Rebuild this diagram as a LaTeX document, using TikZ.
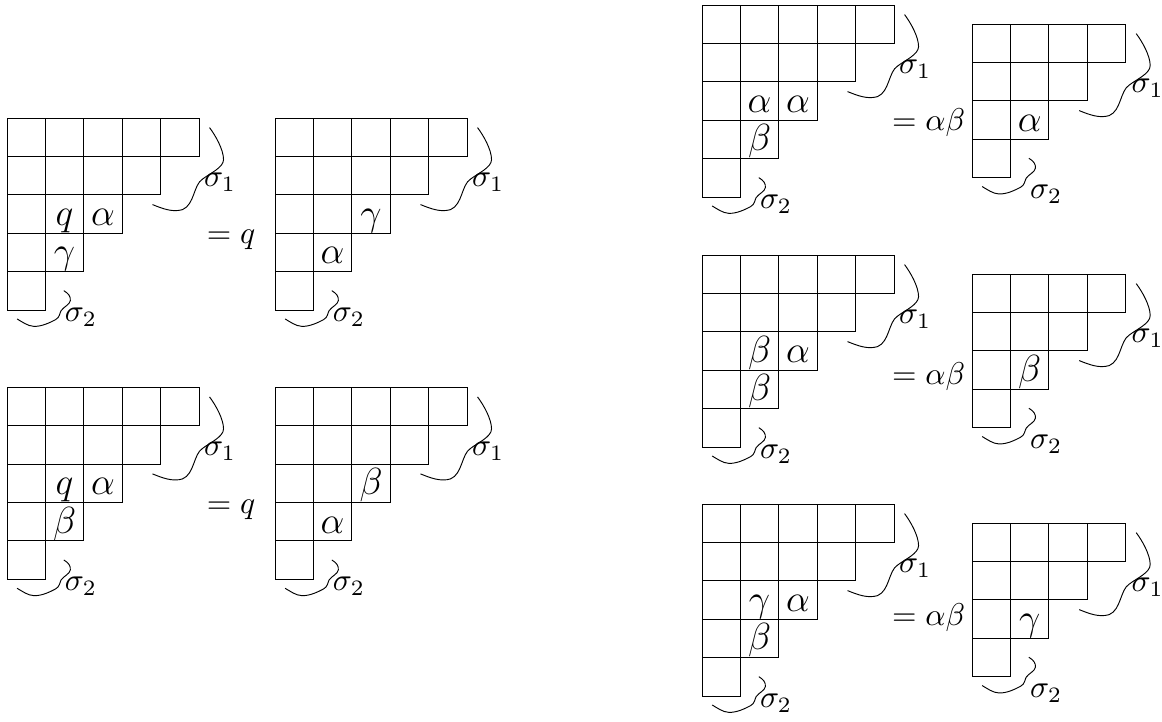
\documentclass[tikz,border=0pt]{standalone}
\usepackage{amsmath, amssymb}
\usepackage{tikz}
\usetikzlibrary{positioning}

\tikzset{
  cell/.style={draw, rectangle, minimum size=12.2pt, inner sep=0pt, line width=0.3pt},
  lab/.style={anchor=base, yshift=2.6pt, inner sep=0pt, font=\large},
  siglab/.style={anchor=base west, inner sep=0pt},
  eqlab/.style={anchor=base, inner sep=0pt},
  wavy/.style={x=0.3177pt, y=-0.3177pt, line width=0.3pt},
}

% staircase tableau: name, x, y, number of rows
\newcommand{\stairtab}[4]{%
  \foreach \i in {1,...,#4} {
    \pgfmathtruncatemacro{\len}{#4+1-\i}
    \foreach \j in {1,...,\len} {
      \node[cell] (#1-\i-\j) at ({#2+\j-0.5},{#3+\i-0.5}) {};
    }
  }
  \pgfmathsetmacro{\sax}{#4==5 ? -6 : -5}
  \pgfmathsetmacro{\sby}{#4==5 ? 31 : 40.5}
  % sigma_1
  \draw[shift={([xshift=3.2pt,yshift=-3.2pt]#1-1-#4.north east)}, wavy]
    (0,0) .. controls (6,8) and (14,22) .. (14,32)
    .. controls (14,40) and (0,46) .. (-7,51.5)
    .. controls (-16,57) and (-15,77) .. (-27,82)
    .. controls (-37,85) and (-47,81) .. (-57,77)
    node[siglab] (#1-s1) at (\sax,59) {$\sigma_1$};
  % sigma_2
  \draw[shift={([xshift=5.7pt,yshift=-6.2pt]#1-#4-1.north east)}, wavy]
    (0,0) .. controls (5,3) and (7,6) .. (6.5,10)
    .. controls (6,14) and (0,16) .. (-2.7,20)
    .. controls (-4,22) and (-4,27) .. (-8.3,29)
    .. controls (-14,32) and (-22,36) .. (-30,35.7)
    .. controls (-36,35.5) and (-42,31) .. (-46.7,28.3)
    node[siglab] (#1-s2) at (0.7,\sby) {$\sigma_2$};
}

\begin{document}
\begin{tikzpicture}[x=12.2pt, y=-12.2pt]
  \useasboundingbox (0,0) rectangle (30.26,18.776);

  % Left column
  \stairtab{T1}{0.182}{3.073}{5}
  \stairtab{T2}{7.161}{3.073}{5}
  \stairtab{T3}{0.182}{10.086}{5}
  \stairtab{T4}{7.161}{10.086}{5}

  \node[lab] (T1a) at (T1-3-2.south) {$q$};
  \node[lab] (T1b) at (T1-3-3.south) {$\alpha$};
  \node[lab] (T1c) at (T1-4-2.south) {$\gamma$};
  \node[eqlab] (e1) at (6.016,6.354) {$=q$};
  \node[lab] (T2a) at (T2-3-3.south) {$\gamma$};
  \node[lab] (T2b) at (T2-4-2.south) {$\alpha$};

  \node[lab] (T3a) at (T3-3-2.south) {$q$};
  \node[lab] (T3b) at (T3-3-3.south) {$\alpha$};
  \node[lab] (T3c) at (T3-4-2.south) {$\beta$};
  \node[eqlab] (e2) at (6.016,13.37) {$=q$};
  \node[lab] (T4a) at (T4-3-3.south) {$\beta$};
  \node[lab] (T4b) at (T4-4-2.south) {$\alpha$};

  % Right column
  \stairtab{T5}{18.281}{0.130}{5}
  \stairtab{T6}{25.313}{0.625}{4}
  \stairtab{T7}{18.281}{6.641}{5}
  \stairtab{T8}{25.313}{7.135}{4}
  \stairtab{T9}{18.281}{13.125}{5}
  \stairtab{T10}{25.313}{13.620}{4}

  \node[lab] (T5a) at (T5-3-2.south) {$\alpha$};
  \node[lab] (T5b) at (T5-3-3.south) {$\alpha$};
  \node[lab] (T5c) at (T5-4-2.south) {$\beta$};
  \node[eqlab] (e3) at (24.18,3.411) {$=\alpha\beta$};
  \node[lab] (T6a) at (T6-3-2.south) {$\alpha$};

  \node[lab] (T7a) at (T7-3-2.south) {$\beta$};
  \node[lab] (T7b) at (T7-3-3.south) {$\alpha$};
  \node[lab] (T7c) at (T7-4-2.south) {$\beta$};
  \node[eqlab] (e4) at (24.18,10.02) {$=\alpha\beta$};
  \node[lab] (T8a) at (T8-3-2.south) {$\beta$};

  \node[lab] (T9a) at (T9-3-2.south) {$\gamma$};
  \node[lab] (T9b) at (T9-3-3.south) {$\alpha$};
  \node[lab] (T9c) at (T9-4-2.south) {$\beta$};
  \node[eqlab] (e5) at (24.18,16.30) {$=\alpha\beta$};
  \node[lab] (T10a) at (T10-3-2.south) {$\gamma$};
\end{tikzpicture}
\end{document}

+++++

• [TASK TO CARRY OUT]:
Reproduce all of the material exactly, apart from the pictures.

• [FULL SOLUTION]:
Rebuild this diagram as a LaTeX document, using TikZ.
\documentclass[tikz,border=0pt]{standalone}
\usepackage{amsmath, amssymb}
\usepackage{tikz}
\usetikzlibrary{positioning}

\tikzset{
  cell/.style={draw, rectangle, minimum size=12.2pt, inner sep=0pt, line width=0.3pt},
  lab/.style={anchor=base, yshift=2.6pt, inner sep=0pt, font=\large},
  siglab/.style={anchor=base west, inner sep=0pt},
  eqlab/.style={anchor=base, inner sep=0pt},
  wavy/.style={x=0.3177pt, y=-0.3177pt, line width=0.3pt},
}

% staircase tableau: name, x, y, number of rows
\newcommand{\stairtab}[4]{%
  \foreach \i in {1,...,#4} {
    \pgfmathtruncatemacro{\len}{#4+1-\i}
    \foreach \j in {1,...,\len} {
      \node[cell] (#1-\i-\j) at ({#2+\j-0.5},{#3+\i-0.5}) {};
    }
  }
  \pgfmathsetmacro{\sax}{#4==5 ? -6 : -5}
  \pgfmathsetmacro{\sby}{#4==5 ? 31 : 40.5}
  % sigma_1
  \draw[shift={([xshift=3.2pt,yshift=-3.2pt]#1-1-#4.north east)}, wavy]
    (0,0) .. controls (6,8) and (14,22) .. (14,32)
    .. controls (14,40) and (0,46) .. (-7,51.5)
    .. controls (-16,57) and (-15,77) .. (-27,82)
    .. controls (-37,85) and (-47,81) .. (-57,77)
    node[siglab] (#1-s1) at (\sax,59) {$\sigma_1$};
  % sigma_2
  \draw[shift={([xshift=5.7pt,yshift=-6.2pt]#1-#4-1.north east)}, wavy]
    (0,0) .. controls (5,3) and (7,6) .. (6.5,10)
    .. controls (6,14) and (0,16) .. (-2.7,20)
    .. controls (-4,22) and (-4,27) .. (-8.3,29)
    .. controls (-14,32) and (-22,36) .. (-30,35.7)
    .. controls (-36,35.5) and (-42,31) .. (-46.7,28.3)
    node[siglab] (#1-s2) at (0.7,\sby) {$\sigma_2$};
}

\begin{document}
\begin{tikzpicture}[x=12.2pt, y=-12.2pt]
  \useasboundingbox (0,0) rectangle (30.26,18.776);

  % Left column
  \stairtab{T1}{0.182}{3.073}{5}
  \stairtab{T2}{7.161}{3.073}{5}
  \stairtab{T3}{0.182}{10.086}{5}
  \stairtab{T4}{7.161}{10.086}{5}

  \node[lab] (T1a) at (T1-3-2.south) {$q$};
  \node[lab] (T1b) at (T1-3-3.south) {$\alpha$};
  \node[lab] (T1c) at (T1-4-2.south) {$\gamma$};
  \node[eqlab] (e1) at (6.016,6.354) {$=q$};
  \node[lab] (T2a) at (T2-3-3.south) {$\gamma$};
  \node[lab] (T2b) at (T2-4-2.south) {$\alpha$};

  \node[lab] (T3a) at (T3-3-2.south) {$q$};
  \node[lab] (T3b) at (T3-3-3.south) {$\alpha$};
  \node[lab] (T3c) at (T3-4-2.south) {$\beta$};
  \node[eqlab] (e2) at (6.016,13.37) {$=q$};
  \node[lab] (T4a) at (T4-3-3.south) {$\beta$};
  \node[lab] (T4b) at (T4-4-2.south) {$\alpha$};

  % Right column
  \stairtab{T5}{18.281}{0.130}{5}
  \stairtab{T6}{25.313}{0.625}{4}
  \stairtab{T7}{18.281}{6.641}{5}
  \stairtab{T8}{25.313}{7.135}{4}
  \stairtab{T9}{18.281}{13.125}{5}
  \stairtab{T10}{25.313}{13.620}{4}

  \node[lab] (T5a) at (T5-3-2.south) {$\alpha$};
  \node[lab] (T5b) at (T5-3-3.south) {$\alpha$};
  \node[lab] (T5c) at (T5-4-2.south) {$\beta$};
  \node[eqlab] (e3) at (24.18,3.411) {$=\alpha\beta$};
  \node[lab] (T6a) at (T6-3-2.south) {$\alpha$};

  \node[lab] (T7a) at (T7-3-2.south) {$\beta$};
  \node[lab] (T7b) at (T7-3-3.south) {$\alpha$};
  \node[lab] (T7c) at (T7-4-2.south) {$\beta$};
  \node[eqlab] (e4) at (24.18,10.02) {$=\alpha\beta$};
  \node[lab] (T8a) at (T8-3-2.south) {$\beta$};

  \node[lab] (T9a) at (T9-3-2.south) {$\gamma$};
  \node[lab] (T9b) at (T9-3-3.south) {$\alpha$};
  \node[lab] (T9c) at (T9-4-2.south) {$\beta$};
  \node[eqlab] (e5) at (24.18,16.30) {$=\alpha\beta$};
  \node[lab] (T10a) at (T10-3-2.south) {$\gamma$};
\end{tikzpicture}
\end{document}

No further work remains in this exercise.